Aim of the task -
The line containing "from matplotlib.patches import PathPatch" marks the end: extract everything from the first line of the data through that line, exactly, with no pictures.

________________________

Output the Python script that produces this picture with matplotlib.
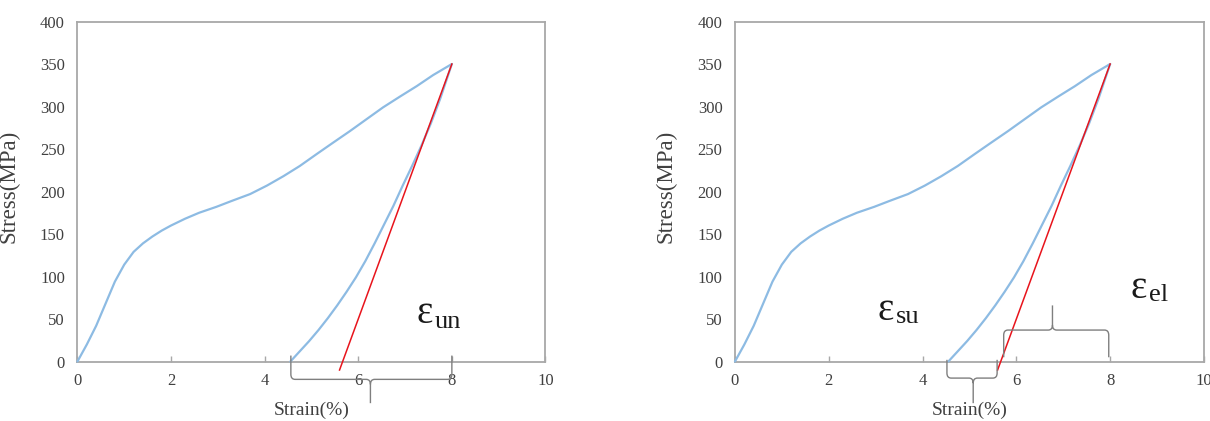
import matplotlib
matplotlib.use("Agg")
import matplotlib.pyplot as plt
from matplotlib.path import Path
from matplotlib.patches import PathPatch

# ---------------- data ----------------
load_strain = [0, 0.2, 0.4, 0.6, 0.8, 1.0, 1.2, 1.4, 1.6, 1.8, 2.0, 2.3, 2.6, 2.97,
               3.3, 3.69, 4.05, 4.4, 4.75, 5.11, 5.45, 5.82, 6.2, 6.53, 6.9,
               7.25, 7.6, 8.0]
load_stress = [0, 20, 42, 68, 94, 114, 129, 139, 147, 154, 160, 168, 175, 182,
               189, 197, 207, 218, 230, 244, 257, 271, 286, 299, 312,
               324, 337, 350]
unload_strain = [4.55, 4.75, 4.95, 5.15, 5.35, 5.55, 5.75, 5.95, 6.15, 6.35,
                 6.55, 6.75, 6.95, 7.15, 7.35, 7.55, 7.75, 8.0]
unload_stress = [0, 12, 24, 37, 51, 66, 82, 99, 118, 139,
                 161, 183, 207, 230, 254, 280, 309, 350]
red_strain = [8.0, 5.6]
red_stress = [350, -10]

x_ticks = [0, 2, 4, 6, 8, 10]
y_ticks = [0, 50, 100, 150, 200, 250, 300, 350, 400]

# braces: (x_start, x_end, level, arm_end, tip_x, tip_end)
left_braces = [(4.56, 8.0, -21, 7, 6.26, -49)]
right_braces = [(4.52, 5.59, -19.5, 2, 5.08, -49),
                (5.73, 7.97, 37, 5, 6.77, 66)]

# labels: (symbol x, symbol y, subscript x, subscript y, subscript)
left_labels = [(7.25, 45, 7.64, 40, "un")]
right_labels = [(3.05, 49, 3.44, 45, "su"), (8.44, 75, 8.83, 71, "el")]

BLUE = "#8dbbe3"
RED = "#e8141c"
SPINE = "#a8a8a8"
TXT = "#404040"
SERIF = ["Liberation Serif", "DejaVu Serif"]

plt.rcParams["font.family"] = SERIF

fig = plt.figure(figsize=(12.10, 4.21), dpi=100)
ax1 = fig.add_axes([0.0640, 0.1413, 0.3868, 0.8076])
ax2 = fig.add_axes([0.6074, 0.1413, 0.3876, 0.8076])


def draw_brace(ax, x0, x1, yl, ya, xt, yt):
    d = 1 if yt > yl else -1
    rx, ry = 0.09, 6.0
    verts = [(x0, ya), (x0, yl - d * ry), (x0, yl), (x0 + rx, yl),
             (xt - rx, yl), (xt, yl), (xt, yl + d * ry), (xt, yt),
             (xt, yl + d * ry), (xt, yl), (xt + rx, yl),
             (x1 - rx, yl), (x1, yl), (x1, yl - d * ry), (x1, ya)]
    codes = [Path.MOVETO, Path.LINETO, Path.CURVE3, Path.CURVE3,
             Path.LINETO, Path.CURVE3, Path.CURVE3, Path.LINETO,
             Path.MOVETO, Path.CURVE3, Path.CURVE3,
             Path.LINETO, Path.CURVE3, Path.CURVE3, Path.LINETO]
    p = PathPatch(Path(verts, codes), fill=False, edgecolor="#7f7f7f",
                  lw=1.0, clip_on=False, zorder=5)
    ax.add_patch(p)


for ax, braces, labels in [(ax1, left_braces, left_labels),
                           (ax2, right_braces, right_labels)]:
    ax.plot(load_strain, load_stress, color=BLUE, lw=1.6, zorder=3,
            solid_capstyle="round", solid_joinstyle="round", clip_on=False)
    ax.plot(unload_strain, unload_stress, color=BLUE, lw=1.6, zorder=3,
            solid_capstyle="round", solid_joinstyle="round", clip_on=False)
    ax.plot(red_strain, red_stress, color=RED, lw=1.1, zorder=4, clip_on=False)
    ax.set_xlim(0, 10)
    ax.set_ylim(0, 400)
    ax.set_xticks(x_ticks)
    ax.set_yticks(y_ticks)
    ax.tick_params(axis="x", direction="in", length=4, width=1, color=SPINE,
                   pad=8, labelsize=12, labelcolor=TXT)
    ax.tick_params(axis="y", length=0, pad=9, labelsize=12, labelcolor=TXT)
    for s in ax.spines.values():
        s.set_color(SPINE)
        s.set_linewidth(1.3)
    ax.set_ylabel("Stress(MPa)", fontsize=16.5, color=TXT)
    ax.yaxis.set_label_coords(-0.124, 0.515)
    ax.set_xlabel("Strain(%)", fontsize=14, color=TXT)
    ax.xaxis.set_label_coords(0.5, -0.118)
    for b in braces:
        draw_brace(ax, *b)
    for sx, sy, bx, by, sub in labels:
        ax.text(sx, sy, "\u03b5", fontsize=28, color="#1a1a1a",
                ha="left", va="baseline", zorder=6)
        ax.text(bx, by, sub, fontsize=19, color="#1a1a1a",
                ha="left", va="baseline", zorder=6)

fig.savefig("out.png", dpi=100)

________________________

Expected answer -
Output the Python script that produces this picture with matplotlib.
import matplotlib
matplotlib.use("Agg")
import matplotlib.pyplot as plt
from matplotlib.path import Path
from matplotlib.patches import PathPatch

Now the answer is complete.